STATED EXERCISE:
Copy down every line where the string "React" shows up.

GIVEN DATA:
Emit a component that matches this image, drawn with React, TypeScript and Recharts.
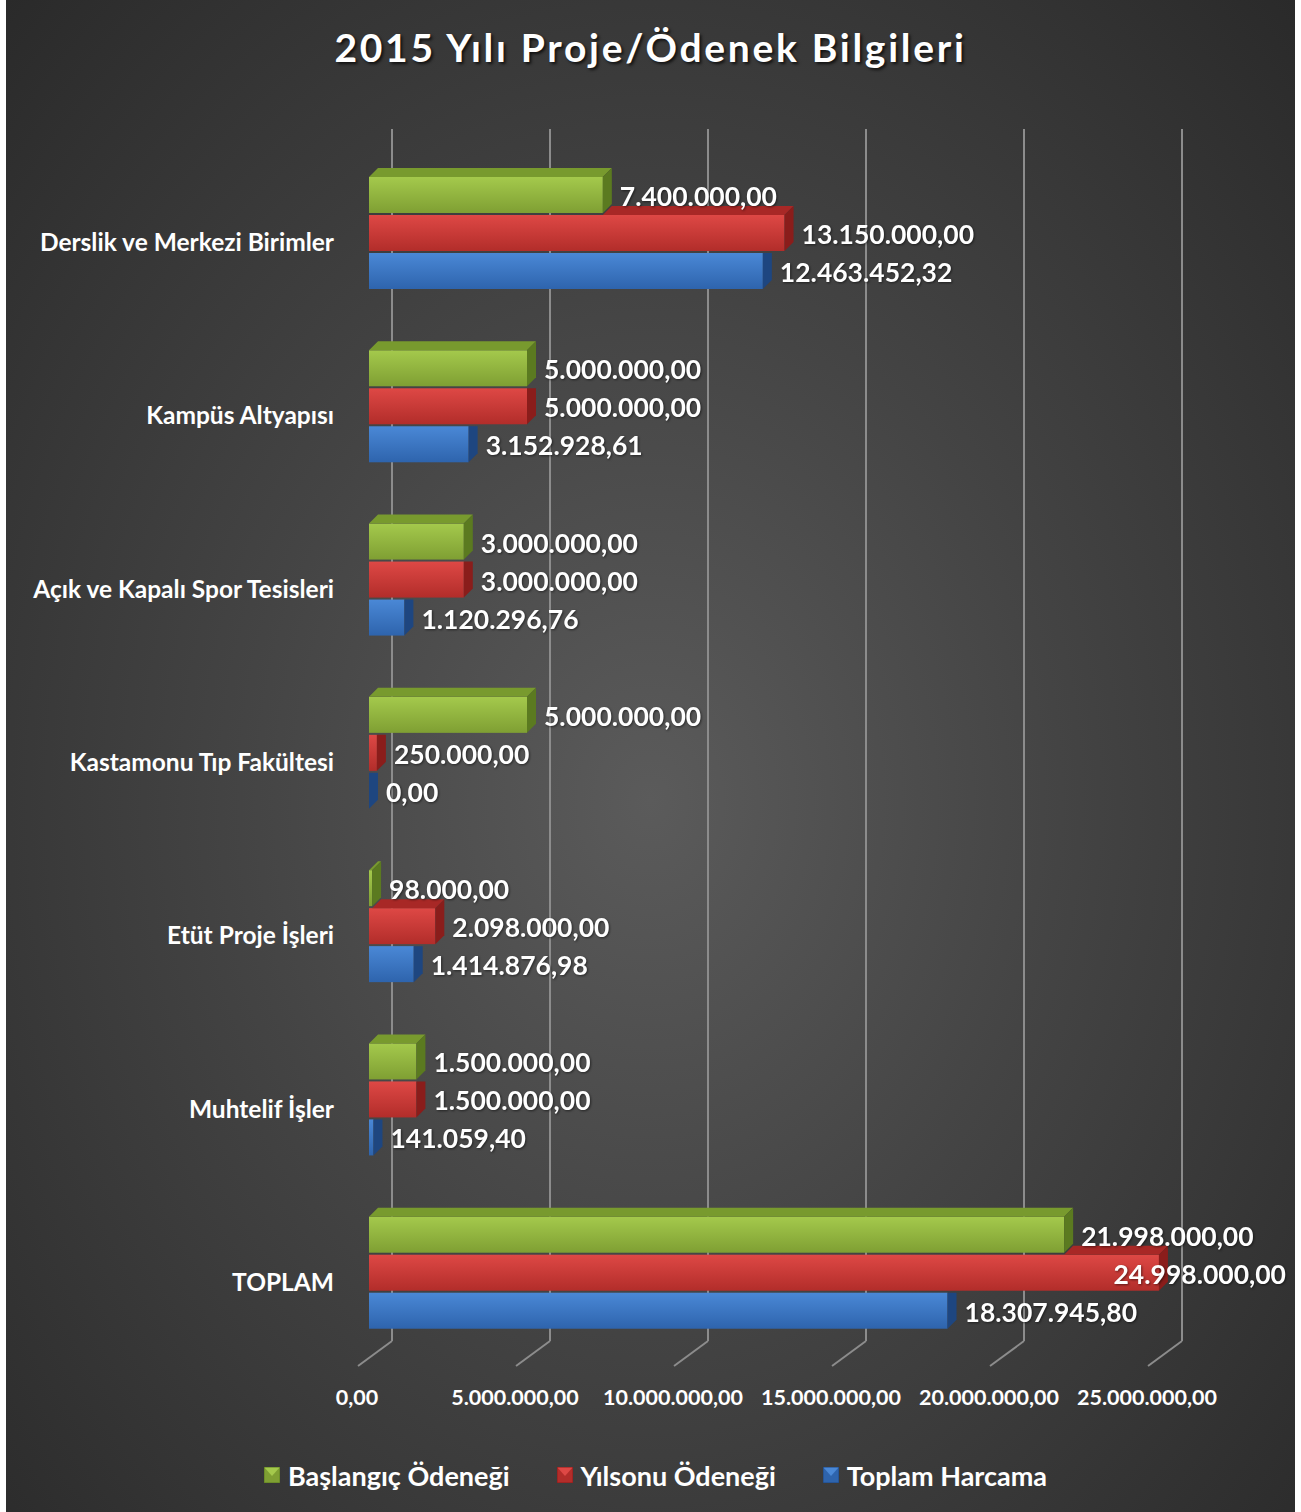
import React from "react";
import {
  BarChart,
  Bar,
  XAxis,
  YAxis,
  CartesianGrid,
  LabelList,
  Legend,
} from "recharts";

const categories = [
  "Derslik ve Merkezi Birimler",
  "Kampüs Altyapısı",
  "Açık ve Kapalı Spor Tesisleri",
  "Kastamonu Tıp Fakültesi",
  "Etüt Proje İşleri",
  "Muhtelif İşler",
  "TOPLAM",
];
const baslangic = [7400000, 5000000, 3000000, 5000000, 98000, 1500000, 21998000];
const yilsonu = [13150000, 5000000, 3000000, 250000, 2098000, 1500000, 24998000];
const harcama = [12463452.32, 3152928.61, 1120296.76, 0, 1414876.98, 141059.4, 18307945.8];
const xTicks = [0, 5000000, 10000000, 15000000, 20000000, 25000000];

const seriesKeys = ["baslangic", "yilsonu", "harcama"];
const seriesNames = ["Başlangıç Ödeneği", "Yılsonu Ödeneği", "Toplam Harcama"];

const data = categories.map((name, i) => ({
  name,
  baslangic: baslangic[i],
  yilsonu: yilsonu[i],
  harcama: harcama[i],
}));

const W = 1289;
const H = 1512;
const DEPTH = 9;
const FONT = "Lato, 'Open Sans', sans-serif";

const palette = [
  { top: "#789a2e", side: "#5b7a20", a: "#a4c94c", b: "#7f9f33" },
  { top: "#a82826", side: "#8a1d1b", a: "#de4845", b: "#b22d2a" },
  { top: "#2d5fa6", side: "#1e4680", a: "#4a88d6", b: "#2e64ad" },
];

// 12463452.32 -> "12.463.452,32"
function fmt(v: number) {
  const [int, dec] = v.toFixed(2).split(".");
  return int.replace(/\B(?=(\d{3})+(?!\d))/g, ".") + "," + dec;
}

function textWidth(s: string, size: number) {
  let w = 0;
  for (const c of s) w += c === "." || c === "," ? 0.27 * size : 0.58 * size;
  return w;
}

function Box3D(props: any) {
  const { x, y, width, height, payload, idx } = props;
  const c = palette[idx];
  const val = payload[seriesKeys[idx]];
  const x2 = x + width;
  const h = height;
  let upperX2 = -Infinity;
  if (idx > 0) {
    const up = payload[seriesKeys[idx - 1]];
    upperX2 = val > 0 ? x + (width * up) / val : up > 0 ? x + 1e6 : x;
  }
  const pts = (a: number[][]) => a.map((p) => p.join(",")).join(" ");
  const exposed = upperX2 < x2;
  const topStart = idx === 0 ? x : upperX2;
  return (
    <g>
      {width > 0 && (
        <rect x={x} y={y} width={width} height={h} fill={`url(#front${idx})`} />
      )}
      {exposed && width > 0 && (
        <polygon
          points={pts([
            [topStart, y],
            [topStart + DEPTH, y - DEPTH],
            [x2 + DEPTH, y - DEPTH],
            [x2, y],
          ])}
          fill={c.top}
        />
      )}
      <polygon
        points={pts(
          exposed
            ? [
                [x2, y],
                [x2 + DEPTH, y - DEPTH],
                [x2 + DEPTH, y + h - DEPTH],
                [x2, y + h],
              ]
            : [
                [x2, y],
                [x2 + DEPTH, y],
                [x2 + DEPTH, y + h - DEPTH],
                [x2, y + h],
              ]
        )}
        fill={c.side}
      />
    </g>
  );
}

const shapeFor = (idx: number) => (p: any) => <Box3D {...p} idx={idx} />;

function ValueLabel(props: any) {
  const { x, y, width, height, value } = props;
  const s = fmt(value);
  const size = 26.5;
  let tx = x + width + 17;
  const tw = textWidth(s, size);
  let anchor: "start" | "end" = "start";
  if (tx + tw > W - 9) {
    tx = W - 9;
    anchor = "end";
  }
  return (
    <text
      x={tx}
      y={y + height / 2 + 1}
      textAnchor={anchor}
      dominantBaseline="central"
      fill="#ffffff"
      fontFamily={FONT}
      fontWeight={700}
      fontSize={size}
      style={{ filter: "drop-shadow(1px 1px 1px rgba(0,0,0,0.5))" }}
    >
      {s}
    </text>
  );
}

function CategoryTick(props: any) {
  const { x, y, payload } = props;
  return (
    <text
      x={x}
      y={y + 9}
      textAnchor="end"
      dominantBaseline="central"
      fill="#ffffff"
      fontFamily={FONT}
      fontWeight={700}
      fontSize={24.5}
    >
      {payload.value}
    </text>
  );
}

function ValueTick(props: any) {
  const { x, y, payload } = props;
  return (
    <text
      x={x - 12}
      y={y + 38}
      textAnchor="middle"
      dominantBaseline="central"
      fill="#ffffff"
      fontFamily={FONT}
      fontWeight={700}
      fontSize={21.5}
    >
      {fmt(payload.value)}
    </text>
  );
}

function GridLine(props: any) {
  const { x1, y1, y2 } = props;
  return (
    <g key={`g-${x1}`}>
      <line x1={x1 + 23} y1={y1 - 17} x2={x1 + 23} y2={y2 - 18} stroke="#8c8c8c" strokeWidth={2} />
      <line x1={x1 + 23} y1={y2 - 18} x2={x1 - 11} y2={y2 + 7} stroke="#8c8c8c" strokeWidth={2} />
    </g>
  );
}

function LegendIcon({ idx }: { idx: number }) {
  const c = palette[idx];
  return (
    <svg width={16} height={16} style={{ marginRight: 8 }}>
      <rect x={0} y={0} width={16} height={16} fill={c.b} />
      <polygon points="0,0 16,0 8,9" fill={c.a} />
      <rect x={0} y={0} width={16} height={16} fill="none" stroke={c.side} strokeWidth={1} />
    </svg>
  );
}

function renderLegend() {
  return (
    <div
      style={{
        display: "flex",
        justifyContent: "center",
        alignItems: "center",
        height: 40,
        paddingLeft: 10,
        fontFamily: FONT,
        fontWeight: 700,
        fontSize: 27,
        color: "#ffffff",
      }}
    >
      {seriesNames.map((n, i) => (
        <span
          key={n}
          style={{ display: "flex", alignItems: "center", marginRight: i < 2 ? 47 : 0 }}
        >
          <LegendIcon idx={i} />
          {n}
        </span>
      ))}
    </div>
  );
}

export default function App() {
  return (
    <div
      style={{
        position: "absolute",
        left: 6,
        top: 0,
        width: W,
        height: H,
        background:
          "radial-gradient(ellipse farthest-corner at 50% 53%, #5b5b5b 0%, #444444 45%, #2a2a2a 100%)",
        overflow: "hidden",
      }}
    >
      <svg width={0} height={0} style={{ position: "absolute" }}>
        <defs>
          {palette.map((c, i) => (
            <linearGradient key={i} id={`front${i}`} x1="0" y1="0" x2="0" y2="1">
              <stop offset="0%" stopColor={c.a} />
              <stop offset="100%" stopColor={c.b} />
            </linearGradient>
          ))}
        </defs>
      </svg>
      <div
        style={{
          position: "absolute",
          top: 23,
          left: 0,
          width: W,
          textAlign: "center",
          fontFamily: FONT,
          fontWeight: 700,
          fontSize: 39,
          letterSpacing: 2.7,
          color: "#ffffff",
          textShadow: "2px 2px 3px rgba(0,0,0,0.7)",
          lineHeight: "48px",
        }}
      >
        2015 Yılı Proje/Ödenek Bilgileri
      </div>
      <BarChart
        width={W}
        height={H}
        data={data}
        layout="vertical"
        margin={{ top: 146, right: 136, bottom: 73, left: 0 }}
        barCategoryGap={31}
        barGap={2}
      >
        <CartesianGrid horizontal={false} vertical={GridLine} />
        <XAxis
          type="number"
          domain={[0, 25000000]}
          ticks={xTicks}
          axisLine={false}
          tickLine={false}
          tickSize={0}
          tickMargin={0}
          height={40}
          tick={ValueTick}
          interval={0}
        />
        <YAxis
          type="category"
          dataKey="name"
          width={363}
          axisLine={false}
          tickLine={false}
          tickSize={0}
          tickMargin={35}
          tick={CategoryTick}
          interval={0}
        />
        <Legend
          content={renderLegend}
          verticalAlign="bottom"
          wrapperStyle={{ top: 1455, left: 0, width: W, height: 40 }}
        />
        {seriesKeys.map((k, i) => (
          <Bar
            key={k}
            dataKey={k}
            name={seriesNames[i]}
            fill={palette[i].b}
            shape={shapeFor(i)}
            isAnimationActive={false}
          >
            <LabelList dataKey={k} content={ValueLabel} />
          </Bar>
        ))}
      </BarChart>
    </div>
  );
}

RESPONSE:
Emit a component that matches this image, drawn with React, TypeScript and Recharts.
import React from "react";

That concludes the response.